The anticipated fiscal stimulus reflected in plans for lower taxes and increased infrastructure and defence spending is likely to boost both growth and fiscal deficits in the short term. The market reacted by lifting defence and construction equipment stocks and by selling off US Treasury bonds.
With fiscal policy taking the lead in boosting growth, US monetary policy will likely move more quickly to normalize the policy rate and be less likely in the future to resort to unconventional policy measures, including quantitative easing and negative policy rates. As a result, markets are signalling an expectation that bond yields will continue to rise from record lows.
Tightening immigration and deporting illegal immigrants is likely to reduce labor supply in an already tight US labor market, thereby adding to wage pressures. Raising tariffs and rejecting or weakening free trade agreements will put further upward pressure on inflation, more bad news for bond ETFs.
Anticipation of rising interest rates, a steepening yield curve, and talk of repeal of (some of) the Dodd-Frank bank regulations imposed following the financial crisis, provided a huge boost to US bank ETFs.
Trump's plans to raise tariffs and reject or renegotiate trade deals, is clearly bad news for countries dependent on trade with the United States, including Mexico, Canada and China. It is also bad news for US industries which have developed major supply chains in these countries, including the US technology and auto industries.
The intention to reject the Paris Agreement on climate change will free US energy producers from concerns about possible emissions targets or carbon taxes and encourage greater US oil and coal production. It will also likely lead to reduced subsidies and other incentives for technology companies pursuing green energy projects.
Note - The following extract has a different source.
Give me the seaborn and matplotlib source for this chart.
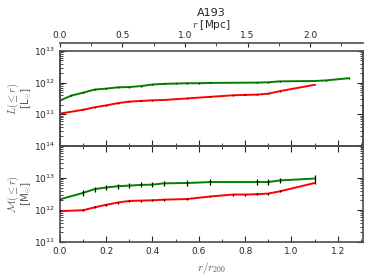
#%% A193 - luminosidade e massa cumulativas

import numpy as np
import pandas as pd
import matplotlib
matplotlib.use('Agg')
import matplotlib.pyplot as plt
import seaborn as sns
from matplotlib.ticker import MultipleLocator, LogLocator, NullFormatter

#%% Dados (log10)

r200_mpc = 1.85

x_lum_verde = [0.0, 0.05, 0.10, 0.15, 0.20, 0.25, 0.30, 0.35, 0.40, 0.45, 0.50,
               0.55, 0.60, 0.65, 0.85, 0.90, 0.95, 1.10, 1.15, 1.25]
logL_verde = [11.43, 11.59, 11.68, 11.78, 11.81, 11.85, 11.86, 11.89, 11.94, 11.96, 11.97,
              11.98, 11.98, 11.99, 12.00, 12.01, 12.04, 12.05, 12.07, 12.14]

x_vermelho = [0.0, 0.10, 0.15, 0.20, 0.25, 0.30, 0.35, 0.40, 0.45, 0.55,
              0.65, 0.75, 0.80, 0.85, 0.90, 0.95, 1.10]
logL_vermelho = [11.02, 11.14, 11.22, 11.28, 11.35, 11.40, 11.42, 11.44, 11.45, 11.50,
                 11.55, 11.60, 11.61, 11.62, 11.65, 11.73, 11.93]

x_massa_verde = [0.0, 0.10, 0.15, 0.20, 0.25, 0.30, 0.35, 0.40, 0.45, 0.55,
                 0.65, 0.85, 0.90, 0.95, 1.10]
logM_verde = [12.33, 12.53, 12.65, 12.70, 12.74, 12.76, 12.78, 12.79, 12.83, 12.84,
              12.87, 12.87, 12.87, 12.92, 12.98]
errM_verde = [0.01, 0.08, 0.08, 0.08, 0.08, 0.08, 0.08, 0.08, 0.08, 0.08,
              0.08, 0.08, 0.08, 0.08, 0.10]

logM_vermelho = [11.96, 11.99, 12.08, 12.16, 12.23, 12.28, 12.29, 12.30, 12.32, 12.34,
                 12.42, 12.48, 12.48, 12.49, 12.51, 12.58, 12.84]

#%% Estilo

sns.set_style('ticks')
plt.rcParams['font.family'] = ['DejaVu Sans']
plt.rcParams['mathtext.fontset'] = 'cm'
plt.rcParams['xtick.direction'] = 'in'
plt.rcParams['ytick.direction'] = 'in'
plt.rcParams['xtick.top'] = True
plt.rcParams['ytick.right'] = True
plt.rcParams['axes.edgecolor'] = '0.3'
plt.rcParams['axes.linewidth'] = 1.2

verde = '#007f00'
vermelho = '#ff0000'

def desenha(ax, x, logy, cor, err_dex):
    y = 10 ** np.array(logy)
    err = np.array(err_dex)
    df = pd.DataFrame({'x': x, 'y': y})
    sns.lineplot(data=df, x='x', y='y', color=cor, lw=1.4, ax=ax)
    ax.errorbar(x, y, yerr=[y - y / 10 ** err, y * 10 ** err - y],
                fmt='none', ecolor='k', elinewidth=0.9, capsize=0, zorder=3)

#%% Figura

fig = plt.figure(figsize=(3.74, 2.8), dpi=100)
ax1 = fig.add_axes([0.16, 0.479, 0.811, 0.339])
ax2 = fig.add_axes([0.16, 0.136, 0.811, 0.343], sharex=ax1)

desenha(ax1, x_lum_verde, logL_verde, verde, [0.015] * len(x_lum_verde))
desenha(ax1, x_vermelho, logL_vermelho, vermelho, [0.015] * len(x_vermelho))
desenha(ax2, x_massa_verde, logM_verde, verde, errM_verde)
desenha(ax2, x_vermelho, logM_vermelho, vermelho, [0.03] * len(x_vermelho))

for ax in (ax1, ax2):
    ax.set_yscale('log')
    ax.set_xlim(0, 1.31)
    ax.xaxis.set_major_locator(MultipleLocator(0.2))
    ax.xaxis.set_minor_locator(MultipleLocator(0.1))
    ax.yaxis.set_minor_locator(LogLocator(base=10, subs=np.arange(2, 10), numticks=20))
    ax.yaxis.set_minor_formatter(NullFormatter())
    ax.tick_params(which='both', direction='in', top=True, right=True, labelsize=6.5)
    ax.tick_params(which='major', length=4, width=0.8)
    ax.tick_params(which='minor', length=2, width=0.6)
    ax.set_xlabel('')

ax1.set_ylim(1e10, 1e13)
ax1.set_yticks([1e11, 1e12, 1e13])
ax1.tick_params(labelbottom=False)
ax2.set_ylim(1e11, 1e14)
ax2.set_yticks([1e11, 1e12, 1e13, 1e14])

ax1.set_ylabel('$L(\\leq r)$\n[L$_{\\odot}$]', fontsize=7.5, color='0.35', linespacing=0.9)
ax2.set_ylabel('$\\mathcal{M}(\\leq r)$\n[M$_{\\odot}$]', fontsize=7.5, color='0.35', linespacing=0.9)
ax1.yaxis.set_label_coords(-0.085, 0.5)
ax2.yaxis.set_label_coords(-0.085, 0.5)
ax2.set_xlabel('$r/r_{200}$', fontsize=8, color='0.35', labelpad=3)

# eixo superior em Mpc
ax_top = ax1.twiny()
ax_top.set_xlim(0, 1.31 * r200_mpc)
ax_top.spines['top'].set_position(('outward', 6))
ax_top.xaxis.set_major_locator(MultipleLocator(0.5))
ax_top.xaxis.set_minor_locator(MultipleLocator(0.25))
ax_top.tick_params(which='both', direction='in', labelsize=6.5, pad=2)
ax_top.tick_params(which='major', length=3)
ax_top.tick_params(which='minor', length=2)
ax_top.set_xlabel('$r$ [Mpc]', fontsize=7.5, labelpad=2)
ax_top.set_title('A193', fontsize=8, pad=1)

plt.savefig('out.png', dpi=100)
Global asset markets have adjusted swiftly to a changed set of expectations is the wake of the election of Donald Trump. Details of his policies remain unknown, but the market clearly senses, and already reflects, the broad strokes of President-elect Trump's policy priorities. What remains to be seen, is how quickly and how fully his campaign promises will be implemented.